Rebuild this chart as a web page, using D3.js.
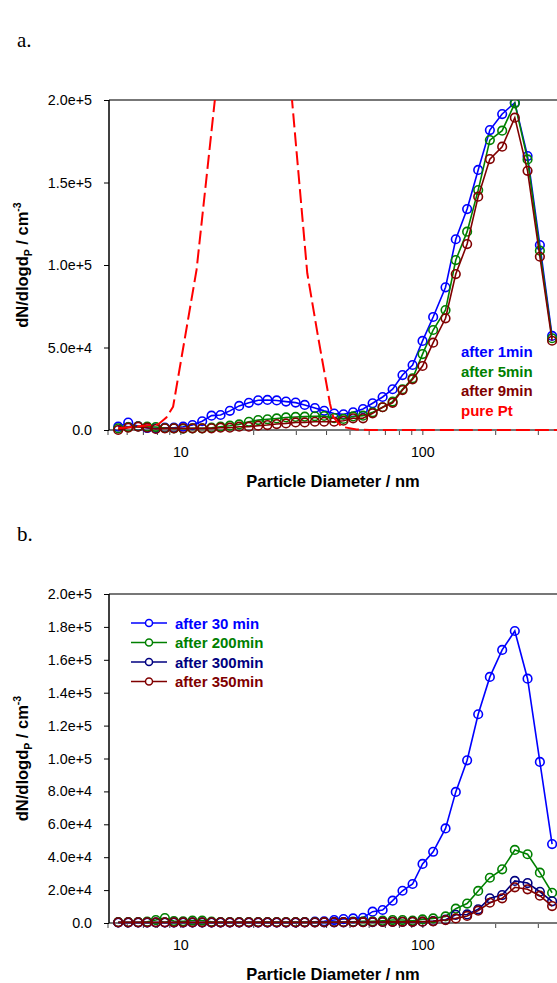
<!DOCTYPE html>
<html>
<head>
<meta charset="utf-8">
<script src="https://cdn.jsdelivr.net/npm/d3@7"></script>
<style>
  body { margin: 0; background: #fff; }
  svg { display: block; font-family: Arial, "Liberation Sans", sans-serif; }
</style>
</head>
<body>
<div id="chart"></div>
<script>
// particle diameters (nm) of the size channels
var diam = [5.51, 6.06, 6.66, 7.26, 7.88, 8.59, 9.36, 10.22, 11.17, 12.25, 13.39, 14.59, 15.94, 17.42, 19.1,
  20.87, 22.8, 24.9, 27.2, 29.8, 32.5, 35.8, 39.1, 43.0, 47.0, 51.5, 56.6, 62.0, 68.2, 75.0, 82.4, 90.7,
  99.7, 110.3, 124.1, 136.8, 152.4, 169.3, 189.2, 212.7, 239.9, 270.8, 304.5, 342];

// panel a
var after1 = [2000, 4500, 2200, 1200, 1000, 1400, 1400, 2000, 3000, 5300, 8700, 9100, 11600, 14600, 16500,
  18000, 18200, 17900, 17200, 16600, 15200, 13300, 11600, 10000, 9500, 10700, 12700, 16200, 20000, 24700,
  33300, 39400, 54000, 68500, 86500, 115600, 133900, 157600, 181800, 191500, 198400, 166000, 112100, 57000];
var after5 = [1000, 1800, 2200, 2000, 1800, 1200, 1000, 800, 1000, 1000, 1400, 2000, 2600, 3400, 5000,
  6000, 6500, 7000, 7600, 7900, 8100, 8300, 8500, 7200, 6700, 8200, 8700, 10700, 13800, 17200,
  24700, 31300, 46000, 60600, 72700, 103000, 120200, 145400, 175700, 181400, 198000, 164000, 108700, 55600];
var after9 = [0, 1400, 2000, 1400, 600, 1000, 1000, 1000, 1000, 1000, 1000, 1400, 1400, 2000, 2000,
  2600, 3000, 3600, 4000, 4600, 4600, 5000, 5000, 5000, 5600, 7100, 7100, 10100, 13800, 16500,
  24200, 30700, 38800, 52900, 67700, 94500, 112700, 141400, 164200, 171700, 189300, 157100, 105000, 54100];
var pureDiam = [5.51, 8.06, 8.73, 9.29, 11.61, 13.82, 19.8, 28.8, 33.3, 36.9, 41.3, 42.6, 46.1, 53.2, 60.4, 600];
var pureVal = [1000, 3400, 7700, 14100, 97000, 200000, 900000, 200000, 95000, 56500, 16200, 8000, 2000, 300, 0, 0];

// panel b
var after30 = [300, 300, 300, 300, 300, 300, 300, 300, 300, 300, 300, 300, 300, 300, 300,
  300, 300, 300, 300, 300, 500, 800, 1000, 1800, 2400, 2800, 3200, 6900, 7900, 13600,
  19600, 23700, 35900, 43300, 57500, 79700, 98900, 126900, 149600, 166000, 177500, 148500, 97900, 48000];
var after200 = [500, 500, 500, 800, 1800, 3000, 1200, 1000, 1500, 1500, 800, 600, 600, 600, 600,
  600, 600, 600, 600, 600, 600, 600, 600, 600, 600, 800, 1000, 1000, 1400, 1800,
  1800, 1400, 2200, 2800, 4000, 8700, 11800, 19500, 27500, 32600, 44400, 41800, 30600, 18400];
var after300 = [300, 300, 300, 300, 300, 300, 300, 300, 300, 300, 300, 300, 300, 300, 300,
  300, 300, 300, 300, 300, 300, 300, 400, 400, 400, 500, 500, 500, 600, 700,
  700, 700, 800, 1200, 2000, 5000, 5200, 8300, 15000, 17000, 25600, 24300, 19000, 13200];
var after350 = [400, 400, 400, 400, 400, 400, 400, 400, 400, 400, 400, 400, 400, 400, 400,
  400, 400, 400, 400, 400, 400, 400, 500, 500, 500, 500, 500, 600, 600, 700,
  700, 700, 800, 1000, 1800, 2800, 4300, 7500, 12300, 15000, 21700, 20500, 16600, 10300];

var xTickLabels = [10, 100];
var yTicksA = [0, 50000, 100000, 150000, 200000];
var yTicksB = [0, 20000, 40000, 60000, 80000, 100000, 120000, 140000, 160000, 180000, 200000];

var W = 557, H = 983;
var svg = d3.select("#chart").append("svg").attr("width", W).attr("height", H);

// log axis: one decade = 242 px, left edge at 5 nm
var x = d3.scaleLog().domain([5, 1000]).range([108, 108 + 242 * Math.log10(200)]);
var minorTicks = [];
[1, 10, 100].forEach(function(dec) {
  for (var k = 1; k < 10; k++) if (k * dec >= 5) minorTicks.push(k * dec);
});

var fmt = function(d) { return d === 0 ? "0.0" : d3.format(".1e")(d); };

function panel(opt) {
  var y = d3.scaleLinear().domain([0, 200000]).range([opt.bottom, opt.top]);
  var g = svg.append("g");

  g.append("clipPath").attr("id", opt.id)
    .append("rect").attr("x", 108).attr("y", opt.top).attr("width", W).attr("height", opt.bottom - opt.top + 6);

  // x ticks
  g.selectAll(".xt").data(minorTicks).enter().append("line")
    .attr("x1", function(d) { return x(d); }).attr("x2", function(d) { return x(d); })
    .attr("y1", opt.bottom).attr("y2", opt.bottom + 5)
    .attr("stroke", "#444").attr("stroke-width", 1);
  g.selectAll(".xl").data(xTickLabels).enter().append("text")
    .attr("x", function(d) { return x(d); }).attr("y", opt.bottom + 27)
    .attr("text-anchor", "middle").attr("font-size", 14.3).text(function(d) { return d; });

  // y axis
  var ya = g.append("g").attr("transform", "translate(109,0)")
    .call(d3.axisLeft(y).tickValues(opt.yTicks).tickFormat(fmt).tickSize(5).tickPadding(12));
  ya.select(".domain").remove();
  ya.selectAll("text").attr("font-size", 14.3).attr("font-family", "Arial, 'Liberation Sans', sans-serif");

  // frame
  g.append("line").attr("x1", 109).attr("x2", W).attr("y1", opt.top).attr("y2", opt.top)
    .attr("stroke", "#777").attr("stroke-width", 2);
  g.append("line").attr("x1", 109).attr("x2", W).attr("y1", opt.bottom).attr("y2", opt.bottom)
    .attr("stroke", "#777").attr("stroke-width", 2);
  g.append("line").attr("x1", 109).attr("x2", 109).attr("y1", opt.top).attr("y2", opt.bottom)
    .attr("stroke", "#000").attr("stroke-width", 1.5);

  var plot = g.append("g").attr("clip-path", "url(#" + opt.id + ")");
  var line = d3.line().x(function(d) { return x(d[0]); }).y(function(d) { return y(d[1]); });

  opt.series.forEach(function(s) {
    var pts = s.xs.map(function(v, i) { return [v, s.vals[i]]; });
    plot.append("path").datum(pts).attr("d", line)
      .attr("fill", "none").attr("stroke", s.color).attr("stroke-width", s.dash ? 2 : 1.6)
      .attr("stroke-dasharray", s.dash ? "14,5" : null);
    if (!s.dash) {
      plot.selectAll(null).data(pts).enter().append("circle")
        .attr("cx", function(d) { return x(d[0]); }).attr("cy", function(d) { return y(d[1]); })
        .attr("r", 4.3).attr("fill", "none").attr("stroke", s.color).attr("stroke-width", 1.6);
    }
  });

  // axis titles
  svg.append("text").attr("x", 333).attr("y", opt.bottom + 57)
    .attr("text-anchor", "middle").attr("font-size", 16.5).attr("font-weight", "bold")
    .text("Particle Diameter / nm");
  var yt = svg.append("text")
    .attr("transform", "translate(28," + ((opt.top + opt.bottom) / 2) + ") rotate(-90)")
    .attr("text-anchor", "middle").attr("font-size", 16.5).attr("font-weight", "bold");
  yt.append("tspan").text("dN/dlogd");
  yt.append("tspan").attr("dy", 4).attr("font-size", 10.5).text("P");
  yt.append("tspan").attr("dy", -4).text(" / cm");
  yt.append("tspan").attr("dy", -7).attr("font-size", 10.5).text("-3");

  svg.append("text").attr("x", 17).attr("y", opt.top - 53)
    .attr("font-family", "'Liberation Serif', 'Times New Roman', serif").attr("font-size", 21)
    .text(opt.tag);
}

panel({
  id: "clipA", tag: "a.", top: 100, bottom: 430, yTicks: yTicksA,
  series: [
    { xs: diam, vals: after1, color: "#0000ff" },
    { xs: diam, vals: after5, color: "#008000" },
    { xs: diam, vals: after9, color: "#800000" },
    { xs: pureDiam, vals: pureVal, color: "#ff0000", dash: true }
  ]
});

panel({
  id: "clipB", tag: "b.", top: 594, bottom: 923, yTicks: yTicksB,
  series: [
    { xs: diam, vals: after30, color: "#0000ff" },
    { xs: diam, vals: after200, color: "#008000" },
    { xs: diam, vals: after300, color: "#000080" },
    { xs: diam, vals: after350, color: "#800000" }
  ]
});

// legend a (text only)
var legA = [["after 1min", "#0000ff"], ["after 5min", "#008000"], ["after 9min", "#800000"], ["pure Pt", "#ff0000"]];
svg.selectAll(".la").data(legA).enter().append("text")
  .attr("x", 461).attr("y", function(d, i) { return 357 + i * 19.5; })
  .attr("font-size", 15).attr("font-weight", "bold")
  .attr("fill", function(d) { return d[1]; }).text(function(d) { return d[0]; });

// legend b
var legB = [["after 30 min", "#0000ff"], ["after 200min", "#008000"], ["after 300min", "#000080"], ["after 350min", "#800000"]];
var lb = svg.selectAll(".lb").data(legB).enter().append("g")
  .attr("transform", function(d, i) { return "translate(0," + (623 + i * 19.5) + ")"; });
lb.append("line").attr("x1", 131).attr("x2", 167).attr("stroke", function(d) { return d[1]; }).attr("stroke-width", 1.6);
lb.append("circle").attr("cx", 149).attr("r", 3.5).attr("fill", "#fff")
  .attr("stroke", function(d) { return d[1]; }).attr("stroke-width", 1.5);
lb.append("text").attr("x", 175).attr("y", 5.5).attr("font-size", 15).attr("font-weight", "bold")
  .attr("fill", function(d) { return d[1]; }).text(function(d) { return d[0]; });
</script>
</body>
</html>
┄┄┄┄┄┄
Given instruction:
Repeat the listing above from its first line through the line that contains "270.8, 304.5, 342];", both included, and nothing more. Drop the pictures.

Exercise output:
Rebuild this chart as a web page, using D3.js.
<!DOCTYPE html>
<html>
<head>
<meta charset="utf-8">
<script src="https://cdn.jsdelivr.net/npm/d3@7"></script>
<style>
  body { margin: 0; background: #fff; }
  svg { display: block; font-family: Arial, "Liberation Sans", sans-serif; }
</style>
</head>
<body>
<div id="chart"></div>
<script>
// particle diameters (nm) of the size channels
var diam = [5.51, 6.06, 6.66, 7.26, 7.88, 8.59, 9.36, 10.22, 11.17, 12.25, 13.39, 14.59, 15.94, 17.42, 19.1,
  20.87, 22.8, 24.9, 27.2, 29.8, 32.5, 35.8, 39.1, 43.0, 47.0, 51.5, 56.6, 62.0, 68.2, 75.0, 82.4, 90.7,
  99.7, 110.3, 124.1, 136.8, 152.4, 169.3, 189.2, 212.7, 239.9, 270.8, 304.5, 342];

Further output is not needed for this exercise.